Work instructions: Below is some material; set it all down exactly, apart from the pictures.

Provided data:
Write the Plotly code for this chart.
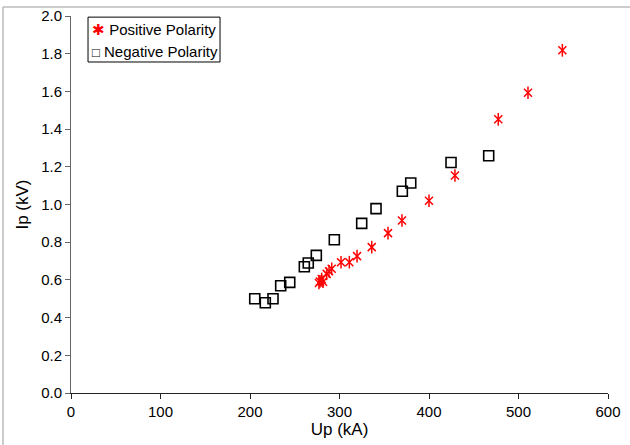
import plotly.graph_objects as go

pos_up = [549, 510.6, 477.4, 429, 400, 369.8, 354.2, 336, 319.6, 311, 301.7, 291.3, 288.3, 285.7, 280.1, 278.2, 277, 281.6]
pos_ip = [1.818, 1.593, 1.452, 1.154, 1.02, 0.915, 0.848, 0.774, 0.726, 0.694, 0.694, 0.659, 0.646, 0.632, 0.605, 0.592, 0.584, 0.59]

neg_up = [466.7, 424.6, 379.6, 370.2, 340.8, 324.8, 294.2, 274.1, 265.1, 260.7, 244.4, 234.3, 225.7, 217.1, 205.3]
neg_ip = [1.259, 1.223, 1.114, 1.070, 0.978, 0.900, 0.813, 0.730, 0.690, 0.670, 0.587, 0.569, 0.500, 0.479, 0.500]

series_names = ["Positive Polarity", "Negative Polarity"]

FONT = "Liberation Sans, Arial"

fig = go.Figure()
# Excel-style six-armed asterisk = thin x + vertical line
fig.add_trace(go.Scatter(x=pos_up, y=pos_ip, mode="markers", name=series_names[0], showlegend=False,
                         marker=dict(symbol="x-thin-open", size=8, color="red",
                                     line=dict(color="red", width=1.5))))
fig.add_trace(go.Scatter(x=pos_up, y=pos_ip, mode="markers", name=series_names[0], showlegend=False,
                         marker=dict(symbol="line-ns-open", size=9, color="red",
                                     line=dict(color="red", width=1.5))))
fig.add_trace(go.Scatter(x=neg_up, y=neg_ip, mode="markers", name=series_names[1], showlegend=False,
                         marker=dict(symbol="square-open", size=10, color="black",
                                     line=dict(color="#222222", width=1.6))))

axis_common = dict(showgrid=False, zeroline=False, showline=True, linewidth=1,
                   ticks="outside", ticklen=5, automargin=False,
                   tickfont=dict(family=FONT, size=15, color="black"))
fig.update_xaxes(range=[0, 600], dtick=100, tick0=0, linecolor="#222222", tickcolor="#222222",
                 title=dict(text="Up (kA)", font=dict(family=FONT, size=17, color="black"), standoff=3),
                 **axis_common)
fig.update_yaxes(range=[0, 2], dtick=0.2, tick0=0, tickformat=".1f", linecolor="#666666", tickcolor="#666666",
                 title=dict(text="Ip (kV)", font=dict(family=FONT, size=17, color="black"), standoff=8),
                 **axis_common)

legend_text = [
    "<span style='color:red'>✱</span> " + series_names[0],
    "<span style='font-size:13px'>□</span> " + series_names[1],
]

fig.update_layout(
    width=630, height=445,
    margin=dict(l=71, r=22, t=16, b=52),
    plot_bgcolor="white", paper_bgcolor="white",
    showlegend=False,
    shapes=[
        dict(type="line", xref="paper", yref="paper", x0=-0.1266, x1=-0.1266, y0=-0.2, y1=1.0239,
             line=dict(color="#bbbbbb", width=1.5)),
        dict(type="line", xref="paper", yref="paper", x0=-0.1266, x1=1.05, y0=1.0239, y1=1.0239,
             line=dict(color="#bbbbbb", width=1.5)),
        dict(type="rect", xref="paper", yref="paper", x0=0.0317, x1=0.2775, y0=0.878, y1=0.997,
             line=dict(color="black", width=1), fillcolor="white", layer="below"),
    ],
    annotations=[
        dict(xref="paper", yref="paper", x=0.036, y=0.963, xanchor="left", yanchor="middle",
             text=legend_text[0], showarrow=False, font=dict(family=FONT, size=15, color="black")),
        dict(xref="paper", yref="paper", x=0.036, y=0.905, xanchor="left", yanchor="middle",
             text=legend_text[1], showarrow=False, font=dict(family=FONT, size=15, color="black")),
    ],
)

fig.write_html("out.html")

Final answer:
Write the Plotly code for this chart.
import plotly.graph_objects as go

pos_up = [549, 510.6, 477.4, 429, 400, 369.8, 354.2, 336, 319.6, 311, 301.7, 291.3, 288.3, 285.7, 280.1, 278.2, 277, 281.6]
pos_ip = [1.818, 1.593, 1.452, 1.154, 1.02, 0.915, 0.848, 0.774, 0.726, 0.694, 0.694, 0.659, 0.646, 0.632, 0.605, 0.592, 0.584, 0.59]

neg_up = [466.7, 424.6, 379.6, 370.2, 340.8, 324.8, 294.2, 274.1, 265.1, 260.7, 244.4, 234.3, 225.7, 217.1, 205.3]
neg_ip = [1.259, 1.223, 1.114, 1.070, 0.978, 0.900, 0.813, 0.730, 0.690, 0.670, 0.587, 0.569, 0.500, 0.479, 0.500]

series_names = ["Positive Polarity", "Negative Polarity"]

FONT = "Liberation Sans, Arial"

fig = go.Figure()
# Excel-style six-armed asterisk = thin x + vertical line
fig.add_trace(go.Scatter(x=pos_up, y=pos_ip, mode="markers", name=series_names[0], showlegend=False,
                         marker=dict(symbol="x-thin-open", size=8, color="red",
                                     line=dict(color="red", width=1.5))))
fig.add_trace(go.Scatter(x=pos_up, y=pos_ip, mode="markers", name=series_names[0], showlegend=False,
                         marker=dict(symbol="line-ns-open", size=9, color="red",
                                     line=dict(color="red", width=1.5))))
fig.add_trace(go.Scatter(x=neg_up, y=neg_ip, mode="markers", name=series_names[1], showlegend=False,
                         marker=dict(symbol="square-open", size=10, color="black",
                                     line=dict(color="#222222", width=1.6))))

axis_common = dict(showgrid=False, zeroline=False, showline=True, linewidth=1,
                   ticks="outside", ticklen=5, automargin=False,
                   tickfont=dict(family=FONT, size=15, color="black"))
fig.update_xaxes(range=[0, 600], dtick=100, tick0=0, linecolor="#222222", tickcolor="#222222",
                 title=dict(text="Up (kA)", font=dict(family=FONT, size=17, color="black"), standoff=3),
                 **axis_common)
fig.update_yaxes(range=[0, 2], dtick=0.2, tick0=0, tickformat=".1f", linecolor="#666666", tickcolor="#666666",
                 title=dict(text="Ip (kV)", font=dict(family=FONT, size=17, color="black"), standoff=8),
                 **axis_common)

legend_text = [
    "<span style='color:red'>✱</span> " + series_names[0],
    "<span style='font-size:13px'>□</span> " + series_names[1],
]

fig.update_layout(
    width=630, height=445,
    margin=dict(l=71, r=22, t=16, b=52),
    plot_bgcolor="white", paper_bgcolor="white",
    showlegend=False,
    shapes=[
        dict(type="line", xref="paper", yref="paper", x0=-0.1266, x1=-0.1266, y0=-0.2, y1=1.0239,
             line=dict(color="#bbbbbb", width=1.5)),
        dict(type="line", xref="paper", yref="paper", x0=-0.1266, x1=1.05, y0=1.0239, y1=1.0239,
             line=dict(color="#bbbbbb", width=1.5)),
        dict(type="rect", xref="paper", yref="paper", x0=0.0317, x1=0.2775, y0=0.878, y1=0.997,
             line=dict(color="black", width=1), fillcolor="white", layer="below"),
    ],
    annotations=[
        dict(xref="paper", yref="paper", x=0.036, y=0.963, xanchor="left", yanchor="middle",
             text=legend_text[0], showarrow=False, font=dict(family=FONT, size=15, color="black")),
        dict(xref="paper", yref="paper", x=0.036, y=0.905, xanchor="left", yanchor="middle",
             text=legend_text[1], showarrow=False, font=dict(family=FONT, size=15, color="black")),
    ],
)

fig.write_html("out.html")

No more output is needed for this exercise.